Total factor productivity instead or labour-augmenting technology

Dear Johannes,
My current model uses total factor productivity instead of labour-augmenting technology, I specify total factor productivity A follows an autogregressive form instead of technology growth rate ln(A/A(-1)) follows an autoregressive form. I set prior mean of autoregressive parameter rho to 0.75, I find posterior estimate of autoregressive parameter rho of total factor productivity is about 0.98, very close to 1 (unit root), is this an indication that I should specify technology growth rate ln(A/A(-1)) follow an autoregressive process instead of total factor productivity A follows an autoregressive process?

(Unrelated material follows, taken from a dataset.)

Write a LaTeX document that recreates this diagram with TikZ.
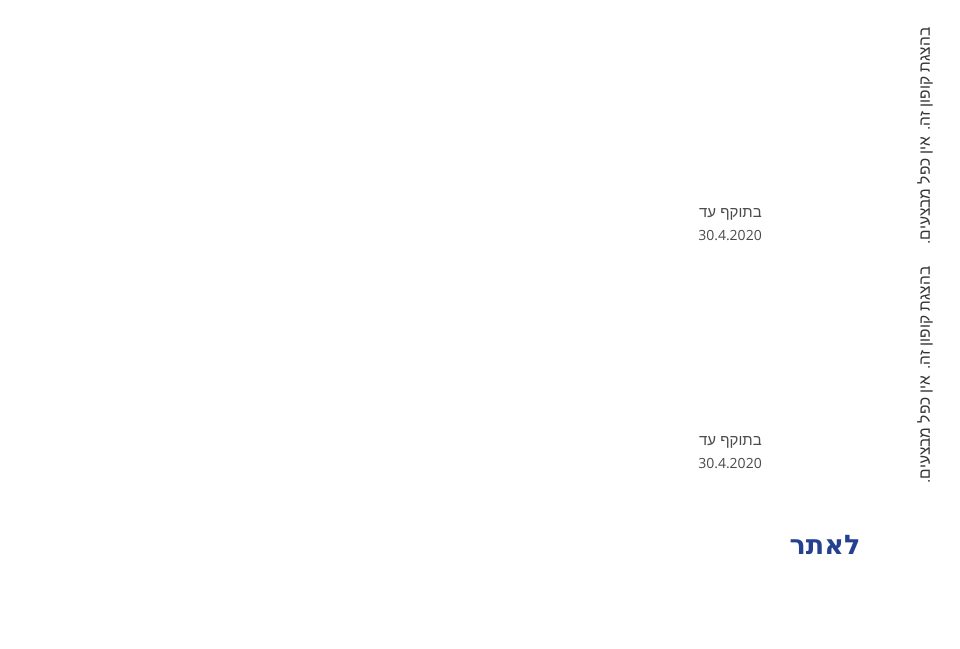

Assume A is total factor productivity in my model or labour-augmenting technology in alternative model. epsA is technology innovation. rho is autoregressive parameter. Y is production, K is capital, L is labour. alpha is capital share parameter.

My current model: production function: Y=A*(K^alpha)*(L^(1-alpha))
assume Abar is steady state of A.
Technology shock process: A=(1-rho)Abar+rhoA(-1)+epsA

Alternative model: Y=(K^alpha)((AL)^(1-alpha))

assume technology growth rate ga=ln(A/A(-1))
assume gabar is steady state of ga.
technology growth rate ga process: ga=(1-rho)gabar+rhoga+epsA

Which specification do you think is more appropriate? or does it depends on whether i can get an autoregressive parameter of technology that is Less close to 1(unit root)?

Thank you for looking at the long post.

Both specifications are fine. Note that due to the multiplicativity of Cobb-Douglas functions, there is no real difference between TFP and labor-augmenting technology. The true difference you are considering is imposing a unit root vs. having a stationary process.
Having an autocorrelation of 0.98 is no reason to worry and is quite common in the literature. Near unit root behavior would be upward of 0.99.